I got a Facebook post this morning from a longtime friend who now lives in Alaska. She had experienced her first earthquake.
   I’ve been to California many times, Alaska a couple times and have spent time in other areas that are earthquake prone. I’ve never been in one of these areas when an EQ occurred, but I’m not an EQ virgin. I’ve felt and lived through many of them right here in Indiana, not exactly a region many regard as a hotbed of EQ activity.
   The first one I remember occurred while I was in college at Purdue. I walked into the room of one of my fraternity brothers and sat down on his sofa. Once I was comfortable, I noticed the water in my friend’s large aquarium was sloshing back and forth. Apparently, I’d bumped it when I entered. Except it was swishing back and forth heavily enough that I should have noticed bumping into it. I didn’t.
   In less than a minute fellow frat-bros started coming down from the upper floors saying, “Did you feel that?”  It was a 5.7 earthquake.
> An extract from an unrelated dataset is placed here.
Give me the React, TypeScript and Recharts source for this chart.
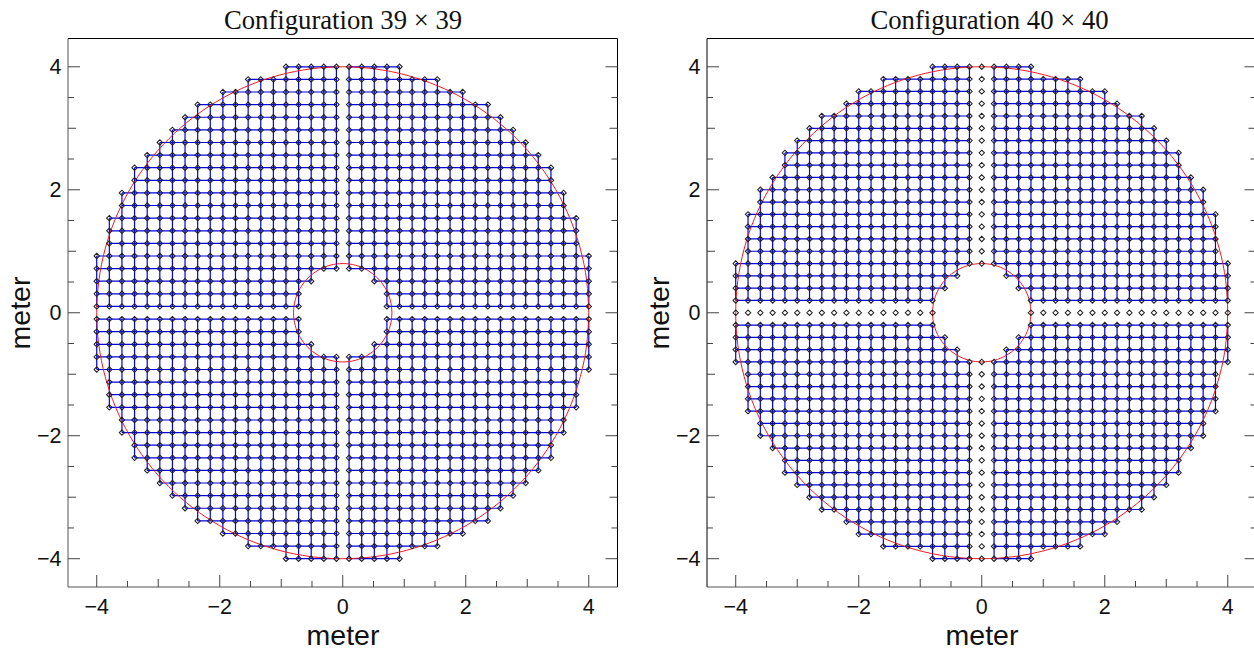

Okay, I didn’t feel it, but the fish in the tank certainly did.
Thankfully, my earthquake experiences, though frequent, have all been minor.
   Fast forward a few years. I was running Bass Lake State Beach near Knox, IN. I was to go to a two-day meeting the following day so I hopped on my 100cc Kawasaki motorcycle to put-put down to the bank to get some folding money for the journey. Halfway to the bank on S.R. 10 circling the south edge of Bass Lake, the bike almost slid out from under me. Wowser!
    I slowed through that stretch of road on the return trip but saw no oily spots or other reasons for the near-crash.  That evening on the news the talking heads revealed we’d had a five point five at the time of my incident. I was nearly a statistic!
   These were, apparently, single jolts where the substrate deep below the surface adjusted to the pressure put upon them in one snap of the finger movement. The next one was different.
   I was sitting in a friend’s house in southwest Indiana when the whole house started shaking. It lasted long enough for me to ask him, “Does your house shake like this often?”  “No,”  he said, “only when they are blasting in the coal mines.”
   A blast would be a one-time shake. This one went on long enough for us to have a conversation! Five point six was the official report.
   To give you an idea of how earthquakes work, I have one more experience to relate. The rocky substrate deep below the surface shifts and the energy released radiates out like waves created by tossing a rock into a pond.
   I didn’t feel this one, but my wife did. She was on the phone, talking to one of my sisters living  100 miles away.  In the midst of the conversation, my sister interrupted the flow of the conversation saying, “Oh, I think we are having an earthquake.”  They talked for a few seconds and then my wife started feeling the vibrations underfoot as the waves moved out from the epicenter. I was driving at the time and felt nothing. Another five point something had occurred.
   These were all “minor” quakes and I’m not belittling those who have suffered major quakes. It’s a tough world out there with storms, quakes and other natural disasters awaiting us foolish humans who think we are above or immune to nature’s fury.